__DATA PROVIDED__:

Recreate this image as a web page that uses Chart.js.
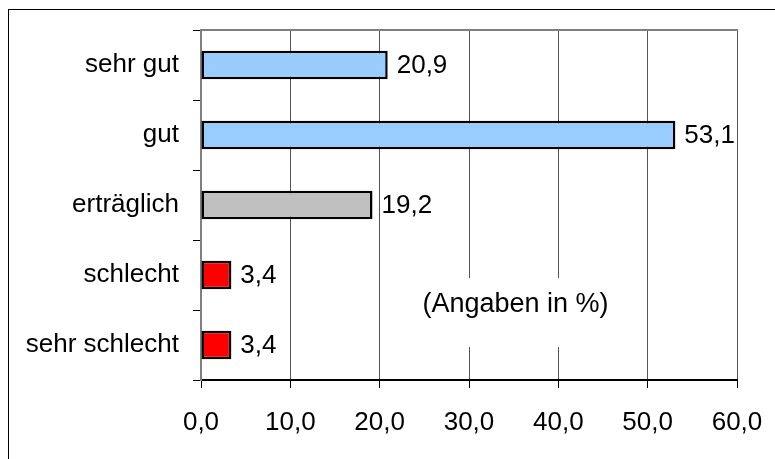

---

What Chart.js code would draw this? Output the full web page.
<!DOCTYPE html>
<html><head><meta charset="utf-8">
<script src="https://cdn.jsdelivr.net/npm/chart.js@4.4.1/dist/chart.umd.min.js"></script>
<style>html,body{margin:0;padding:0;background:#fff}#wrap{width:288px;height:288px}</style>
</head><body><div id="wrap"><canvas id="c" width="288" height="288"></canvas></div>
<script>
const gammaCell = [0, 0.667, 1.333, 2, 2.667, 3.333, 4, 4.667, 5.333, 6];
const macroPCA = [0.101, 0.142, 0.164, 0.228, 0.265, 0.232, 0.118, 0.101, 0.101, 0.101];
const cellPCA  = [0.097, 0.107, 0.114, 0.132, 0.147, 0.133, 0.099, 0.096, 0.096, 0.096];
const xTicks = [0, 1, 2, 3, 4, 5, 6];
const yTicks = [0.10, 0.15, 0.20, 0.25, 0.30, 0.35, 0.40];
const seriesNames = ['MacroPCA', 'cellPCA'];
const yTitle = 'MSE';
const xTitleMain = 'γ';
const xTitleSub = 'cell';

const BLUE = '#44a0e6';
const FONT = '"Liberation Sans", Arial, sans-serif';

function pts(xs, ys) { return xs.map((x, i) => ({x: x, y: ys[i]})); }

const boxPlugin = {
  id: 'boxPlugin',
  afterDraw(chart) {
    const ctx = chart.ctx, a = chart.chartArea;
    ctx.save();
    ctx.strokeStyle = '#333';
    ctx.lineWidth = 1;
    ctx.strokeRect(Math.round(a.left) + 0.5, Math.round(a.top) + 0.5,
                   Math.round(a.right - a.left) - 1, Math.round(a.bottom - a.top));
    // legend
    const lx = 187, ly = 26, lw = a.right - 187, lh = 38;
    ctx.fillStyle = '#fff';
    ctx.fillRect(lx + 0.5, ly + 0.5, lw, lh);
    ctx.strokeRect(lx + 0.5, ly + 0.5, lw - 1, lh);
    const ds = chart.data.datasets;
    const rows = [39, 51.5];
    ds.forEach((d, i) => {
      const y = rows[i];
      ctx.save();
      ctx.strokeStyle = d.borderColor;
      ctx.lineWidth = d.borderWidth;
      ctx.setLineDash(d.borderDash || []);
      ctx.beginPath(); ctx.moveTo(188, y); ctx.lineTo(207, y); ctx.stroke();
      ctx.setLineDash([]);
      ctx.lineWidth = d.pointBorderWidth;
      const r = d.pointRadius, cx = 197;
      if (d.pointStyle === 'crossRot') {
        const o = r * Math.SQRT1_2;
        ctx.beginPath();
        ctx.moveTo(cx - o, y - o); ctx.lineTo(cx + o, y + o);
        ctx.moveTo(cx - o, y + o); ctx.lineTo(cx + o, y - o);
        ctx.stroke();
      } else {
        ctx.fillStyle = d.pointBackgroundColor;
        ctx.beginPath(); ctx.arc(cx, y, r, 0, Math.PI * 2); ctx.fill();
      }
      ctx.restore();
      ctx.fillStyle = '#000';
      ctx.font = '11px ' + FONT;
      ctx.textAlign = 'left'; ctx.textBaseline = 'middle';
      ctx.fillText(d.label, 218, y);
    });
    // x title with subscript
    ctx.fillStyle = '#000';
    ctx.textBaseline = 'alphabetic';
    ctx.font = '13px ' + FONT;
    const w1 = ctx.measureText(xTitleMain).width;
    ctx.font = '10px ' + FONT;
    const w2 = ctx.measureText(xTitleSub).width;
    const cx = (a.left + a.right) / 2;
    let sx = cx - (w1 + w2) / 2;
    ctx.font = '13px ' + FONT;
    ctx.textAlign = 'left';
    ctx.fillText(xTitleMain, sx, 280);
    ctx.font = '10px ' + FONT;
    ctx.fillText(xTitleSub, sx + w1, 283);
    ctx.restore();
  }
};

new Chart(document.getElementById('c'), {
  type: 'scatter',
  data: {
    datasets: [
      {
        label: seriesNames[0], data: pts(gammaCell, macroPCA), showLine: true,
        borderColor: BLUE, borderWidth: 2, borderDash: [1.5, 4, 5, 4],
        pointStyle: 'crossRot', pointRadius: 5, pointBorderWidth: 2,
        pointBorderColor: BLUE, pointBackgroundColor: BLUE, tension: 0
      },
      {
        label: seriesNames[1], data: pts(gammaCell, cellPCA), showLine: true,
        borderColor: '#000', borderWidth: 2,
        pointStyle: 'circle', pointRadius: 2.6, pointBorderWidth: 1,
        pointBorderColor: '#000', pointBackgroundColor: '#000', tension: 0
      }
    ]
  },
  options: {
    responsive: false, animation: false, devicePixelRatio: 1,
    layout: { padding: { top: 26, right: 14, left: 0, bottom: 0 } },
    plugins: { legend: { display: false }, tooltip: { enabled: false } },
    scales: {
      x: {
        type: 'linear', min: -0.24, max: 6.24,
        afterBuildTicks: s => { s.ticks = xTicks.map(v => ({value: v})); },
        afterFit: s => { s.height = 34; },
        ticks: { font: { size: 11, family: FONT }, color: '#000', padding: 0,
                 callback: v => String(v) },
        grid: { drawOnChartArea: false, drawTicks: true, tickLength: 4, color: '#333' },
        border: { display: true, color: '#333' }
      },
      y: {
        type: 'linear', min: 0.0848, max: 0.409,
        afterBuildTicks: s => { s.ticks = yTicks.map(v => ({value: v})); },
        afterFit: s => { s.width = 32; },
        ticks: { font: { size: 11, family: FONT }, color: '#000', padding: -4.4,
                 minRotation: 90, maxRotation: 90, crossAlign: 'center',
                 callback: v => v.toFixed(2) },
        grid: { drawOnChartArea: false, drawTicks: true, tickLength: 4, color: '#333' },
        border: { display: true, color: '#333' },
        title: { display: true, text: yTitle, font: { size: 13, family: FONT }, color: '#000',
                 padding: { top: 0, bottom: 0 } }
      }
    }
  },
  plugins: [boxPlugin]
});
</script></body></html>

__WHAT THE TASK ASKS__: Print only the run of lines that begins with the line containing "What Chart.js code" and ends with the line containing "function pts(xs, ys)", both included, exactly as they read.

__RESULT OF THE EXERCISE__:
What Chart.js code would draw this? Output the full web page.
<!DOCTYPE html>
<html><head><meta charset="utf-8">
<script src="https://cdn.jsdelivr.net/npm/chart.js@4.4.1/dist/chart.umd.min.js"></script>
<style>html,body{margin:0;padding:0;background:#fff}#wrap{width:288px;height:288px}</style>
</head><body><div id="wrap"><canvas id="c" width="288" height="288"></canvas></div>
<script>
const gammaCell = [0, 0.667, 1.333, 2, 2.667, 3.333, 4, 4.667, 5.333, 6];
const macroPCA = [0.101, 0.142, 0.164, 0.228, 0.265, 0.232, 0.118, 0.101, 0.101, 0.101];
const cellPCA  = [0.097, 0.107, 0.114, 0.132, 0.147, 0.133, 0.099, 0.096, 0.096, 0.096];
const xTicks = [0, 1, 2, 3, 4, 5, 6];
const yTicks = [0.10, 0.15, 0.20, 0.25, 0.30, 0.35, 0.40];
const seriesNames = ['MacroPCA', 'cellPCA'];
const yTitle = 'MSE';
const xTitleMain = 'γ';
const xTitleSub = 'cell';

const BLUE = '#44a0e6';
const FONT = '"Liberation Sans", Arial, sans-serif';

function pts(xs, ys) { return xs.map((x, i) => ({x: x, y: ys[i]})); }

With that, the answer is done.